Slow down. Traveling too fast is the single most common mistake, especially for welders new to wire-feed processes. A smooth, steady travel speed gives the filler metal time to flow into the melted edges. If you’re weaving, keep the pattern tight and controlled. Wide, fast weaves pull heat across more base metal than the filler can cover.
Reduce voltage or amperage if you’re seeing undercut consistently. Sometimes the fix is as simple as using a smaller electrode. In stick welding, switching to a rod one size down reduces the heat footprint and makes it easier to keep the molten pool manageable.
How Undercut Gets Repaired
Because undercut is a loss of material, grinding alone doesn’t fix it. Grinding can smooth out the sharp notch, which reduces the stress concentration, but the base metal is still thinner than it should be. Under the D1.1 code, the approved repair method is to clean the undercut area and deposit additional weld metal to fill the groove back to the original surface profile.

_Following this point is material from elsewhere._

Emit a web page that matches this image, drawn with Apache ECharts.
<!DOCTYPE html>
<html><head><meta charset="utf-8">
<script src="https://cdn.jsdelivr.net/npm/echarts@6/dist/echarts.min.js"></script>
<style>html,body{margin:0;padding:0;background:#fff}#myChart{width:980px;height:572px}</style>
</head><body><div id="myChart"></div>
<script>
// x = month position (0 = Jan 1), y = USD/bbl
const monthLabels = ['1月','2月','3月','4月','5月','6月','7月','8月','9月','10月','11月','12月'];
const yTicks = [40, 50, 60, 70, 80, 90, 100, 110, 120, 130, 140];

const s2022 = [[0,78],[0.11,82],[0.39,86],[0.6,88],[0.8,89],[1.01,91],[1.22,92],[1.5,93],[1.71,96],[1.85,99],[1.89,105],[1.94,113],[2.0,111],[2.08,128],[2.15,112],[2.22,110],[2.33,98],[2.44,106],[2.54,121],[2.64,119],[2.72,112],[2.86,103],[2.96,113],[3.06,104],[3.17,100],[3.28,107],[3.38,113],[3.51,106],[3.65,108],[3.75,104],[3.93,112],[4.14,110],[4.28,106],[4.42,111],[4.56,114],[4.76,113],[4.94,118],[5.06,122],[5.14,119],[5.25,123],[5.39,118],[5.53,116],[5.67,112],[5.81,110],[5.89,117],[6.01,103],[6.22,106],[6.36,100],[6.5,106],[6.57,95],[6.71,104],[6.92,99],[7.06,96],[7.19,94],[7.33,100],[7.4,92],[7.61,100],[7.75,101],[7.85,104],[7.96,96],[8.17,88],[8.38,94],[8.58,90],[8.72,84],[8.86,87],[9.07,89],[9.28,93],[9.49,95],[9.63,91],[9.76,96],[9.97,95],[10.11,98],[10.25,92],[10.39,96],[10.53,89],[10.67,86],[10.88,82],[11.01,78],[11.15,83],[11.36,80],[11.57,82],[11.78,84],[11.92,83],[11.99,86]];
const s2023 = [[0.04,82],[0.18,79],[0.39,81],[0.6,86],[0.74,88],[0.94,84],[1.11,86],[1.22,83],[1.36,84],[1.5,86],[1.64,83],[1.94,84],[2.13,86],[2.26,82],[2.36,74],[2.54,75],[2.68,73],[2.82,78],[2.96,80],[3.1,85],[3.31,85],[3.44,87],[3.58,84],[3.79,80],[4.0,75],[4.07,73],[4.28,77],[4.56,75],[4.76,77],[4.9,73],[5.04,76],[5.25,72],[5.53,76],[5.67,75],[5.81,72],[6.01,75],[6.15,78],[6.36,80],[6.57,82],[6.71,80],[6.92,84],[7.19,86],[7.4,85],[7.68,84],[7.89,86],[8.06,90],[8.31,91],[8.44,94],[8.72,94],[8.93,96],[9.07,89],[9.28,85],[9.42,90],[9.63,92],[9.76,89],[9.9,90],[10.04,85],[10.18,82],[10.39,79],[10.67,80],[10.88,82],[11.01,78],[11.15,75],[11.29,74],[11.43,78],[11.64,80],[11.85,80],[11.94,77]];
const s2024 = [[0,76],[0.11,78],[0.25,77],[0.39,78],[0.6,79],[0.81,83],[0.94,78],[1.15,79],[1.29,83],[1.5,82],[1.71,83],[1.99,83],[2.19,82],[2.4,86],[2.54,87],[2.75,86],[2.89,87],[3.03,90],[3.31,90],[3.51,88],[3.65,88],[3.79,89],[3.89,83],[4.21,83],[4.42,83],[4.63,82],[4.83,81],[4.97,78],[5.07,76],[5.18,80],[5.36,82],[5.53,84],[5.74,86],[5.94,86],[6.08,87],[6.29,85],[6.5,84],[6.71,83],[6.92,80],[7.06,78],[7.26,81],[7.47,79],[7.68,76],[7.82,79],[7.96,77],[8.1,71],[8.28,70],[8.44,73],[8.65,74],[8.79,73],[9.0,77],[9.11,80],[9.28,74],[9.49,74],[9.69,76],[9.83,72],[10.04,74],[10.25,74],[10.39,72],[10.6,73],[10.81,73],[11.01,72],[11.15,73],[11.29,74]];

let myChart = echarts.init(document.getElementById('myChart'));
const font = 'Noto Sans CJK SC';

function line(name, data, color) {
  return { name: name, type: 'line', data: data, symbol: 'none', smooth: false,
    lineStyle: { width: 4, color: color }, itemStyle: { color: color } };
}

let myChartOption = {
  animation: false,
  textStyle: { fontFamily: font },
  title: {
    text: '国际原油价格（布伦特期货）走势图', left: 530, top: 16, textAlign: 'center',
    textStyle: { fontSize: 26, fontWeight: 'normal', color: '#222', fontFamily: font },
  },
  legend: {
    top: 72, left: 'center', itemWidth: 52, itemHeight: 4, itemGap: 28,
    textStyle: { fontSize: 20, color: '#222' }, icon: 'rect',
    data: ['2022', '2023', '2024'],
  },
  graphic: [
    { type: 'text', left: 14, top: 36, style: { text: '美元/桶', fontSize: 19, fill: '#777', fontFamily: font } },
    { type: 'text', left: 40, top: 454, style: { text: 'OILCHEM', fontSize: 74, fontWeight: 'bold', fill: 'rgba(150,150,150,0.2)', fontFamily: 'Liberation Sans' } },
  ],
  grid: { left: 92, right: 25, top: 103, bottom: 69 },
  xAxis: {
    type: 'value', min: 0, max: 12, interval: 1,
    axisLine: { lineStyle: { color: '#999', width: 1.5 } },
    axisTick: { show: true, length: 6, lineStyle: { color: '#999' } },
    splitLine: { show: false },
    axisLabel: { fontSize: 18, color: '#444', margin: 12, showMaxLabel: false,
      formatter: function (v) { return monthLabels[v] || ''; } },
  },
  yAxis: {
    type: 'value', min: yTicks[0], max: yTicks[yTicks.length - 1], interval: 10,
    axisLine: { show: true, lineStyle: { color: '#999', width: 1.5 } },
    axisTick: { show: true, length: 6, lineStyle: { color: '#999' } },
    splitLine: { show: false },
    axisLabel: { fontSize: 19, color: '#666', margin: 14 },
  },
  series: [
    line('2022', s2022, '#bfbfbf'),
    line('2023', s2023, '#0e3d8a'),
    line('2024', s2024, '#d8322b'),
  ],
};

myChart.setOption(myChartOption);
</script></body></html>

In practice, this means lightly grinding the undercut to remove any contamination or oxide, then running a small fill pass over the affected area. The goal is to replace the missing material precisely, not to build up excess reinforcement. Overwelding the repair creates its own problems, including new stress risers at the toes of the repair pass. If the undercut is severe enough that significant base metal was lost, the damaged section may need to be gouged out entirely and re-welded according to a qualified procedure.